Kaiming He initialisation not preserving variance


As I understand it He initialisation was developed to preserve the variance of layers - when used in conjunction with a ReLU activation function. I noticed that I was getting a vanishing gradient, with batch normalisation I got an exploding gradient. I did some analysis and found that the layers do not preserve the variance. The variance repeatedly shrank by a constant factor (~0.8 for a=0.2) for each layer-activation pair.
Am I missing something? Am I doing something wrong?

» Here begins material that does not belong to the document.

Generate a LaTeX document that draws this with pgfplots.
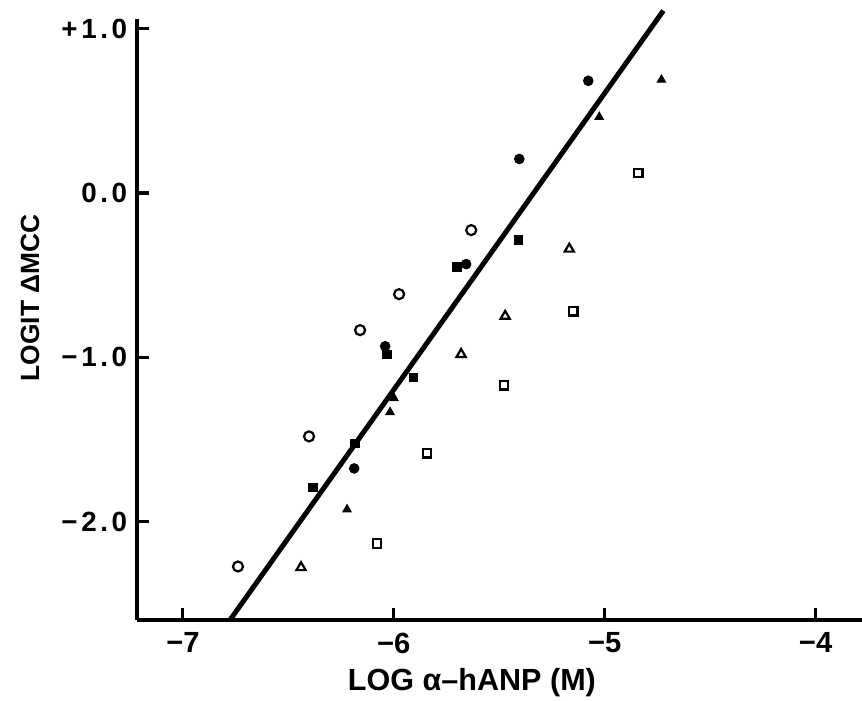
\documentclass[border=0pt]{standalone}
\usepackage{fontspec}
\setmainfont{Liberation Sans}
\newfontfamily\ytickfont[LetterSpace=13]{Liberation Sans}
\usepackage{pgfplots}
\pgfplotsset{compat=1.18}

% open circles
\pgfplotstableread{
x y
-6.739 -2.274
-6.402 -1.482
-6.160 -0.835
-5.975 -0.616
-5.633 -0.226
}\opencirc
% filled circles
\pgfplotstableread{
x y
-6.188 -1.677
-6.041 -0.933
-5.657 -0.433
-5.405 0.207
-5.078 0.683
}\fillcirc
% filled squares
\pgfplotstableread{
x y
-6.383 -1.793
-6.184 -1.524
-6.033 -0.982
-5.908 -1.122
-5.700 -0.451
-5.410 -0.287
}\fillsq
% open triangles
\pgfplotstableread{
x y
-6.440 -2.280
-5.681 -0.982
-5.472 -0.750
-5.168 -0.341
}\opentri
% filled triangles
\pgfplotstableread{
x y
-6.222 -1.927
-6.018 -1.335
-5.999 -1.250
-5.026 0.463
-4.731 0.689
}\filltri
% open squares
\pgfplotstableread{
x y
-6.079 -2.134
-5.842 -1.585
-5.477 -1.171
-5.149 -0.720
-4.841 0.122
}\opensq

\begin{document}
\begin{tikzpicture}
\begin{axis}[
    scale only axis,
    width=261pt, height=216.4pt,
    xmin=-7.218, xmax=-3.78,
    ymin=-2.60, ymax=1.06,
    axis x line=bottom, axis y line=left,
    axis line style={-, line width=1.4pt},
    tick align=inside,
    major tick length=4.3pt,
    tick style={line width=1.1pt, black},
    xtick={-7,-6,-5,-4},
    xticklabels={−7,−6,−5,−4},
    ytick={-2,-1,0,1},
    yticklabels={−2.0,−1.0,0.0,+1.0},
    xticklabel style={font=\fontsize{10.5}{12}\selectfont\bfseries, yshift=-1pt},
    yticklabel style={font=\fontsize{10}{12}\selectfont\ytickfont\bfseries},
    xlabel={LOG α–hANP (M)},
    ylabel={LOGIT ΔMCC},
    xlabel style={at={(axis description cs:0.462,-0.104)}, anchor=center,
        font=\fontsize{11}{13}\selectfont\bfseries},
    ylabel style={at={(axis description cs:-0.1475,0.536)}, anchor=center,
        font=\fontsize{9.5}{12}\selectfont\bfseries},
    clip=false,
]
% regression line
\addplot[black, line width=1.8pt, no marks] coordinates {(-6.777,-2.60) (-4.722,1.11)};

\addplot[only marks, mark=o, mark size=1.8pt, mark options={line width=0.8pt, fill=white}] table {\opencirc};
\addplot[only marks, mark=*, mark size=1.7pt] table {\fillcirc};
\addplot[only marks, mark=square*, mark size=1.5pt] table {\fillsq};
\addplot[only marks, mark=triangle, mark size=1.9pt, mark options={line width=0.8pt, fill=white}] table {\opentri};
\addplot[only marks, mark=triangle*, mark size=1.7pt] table {\filltri};
\addplot[only marks, mark=square, mark size=1.5pt, mark options={line width=0.8pt, fill=white}] table {\opensq};
\end{axis}
\pgfresetboundingbox
\path[use as bounding box] (-49.3pt,-28.8pt) rectangle (261pt,223.2pt);
\end{tikzpicture}
\end{document}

I was using a a=0.2 in my activation function, however this problem persisted with a=0, and with init.kaiming_unifrom_().
Below is some code using a normal distribution as an input to showcase the situation (a uniformly distributed input had the same problem):

#A layer class with He initialisation
class LinearHe(nn.Linear):
    def __init__(self, *args, **kwargs):
        super().__init__(*args, **kwargs)
        torch.nn.init.kaiming_normal_(self.weight, a=0.2)

#A Linear layer with 1024 input and output features
linear1 = LinearHe(1024, 1024) 
leaky_relu = nn.LeakyReLU(negative_slope=0.2)

#A normally distributed dataset of size 1024 with mean=0, std=1
a = torch.normal(torch.zeros(1, 1024), torch.ones(1, 1024))
>>> tensor([[-1.8505,  0.7651,  1.8227,  ..., -0.3863,  0.6085,  0.6416]])
>>> tensor(0.9165)

b = leaky_relu(linear1(a))
>>> tensor(0.7133, grad_fn=<VarBackward0>)
#This is a repeating result, the variance is scaled by a factor of roughly 0.8
>>> tensor(0.4346, grad_fn=<MeanBackward0>)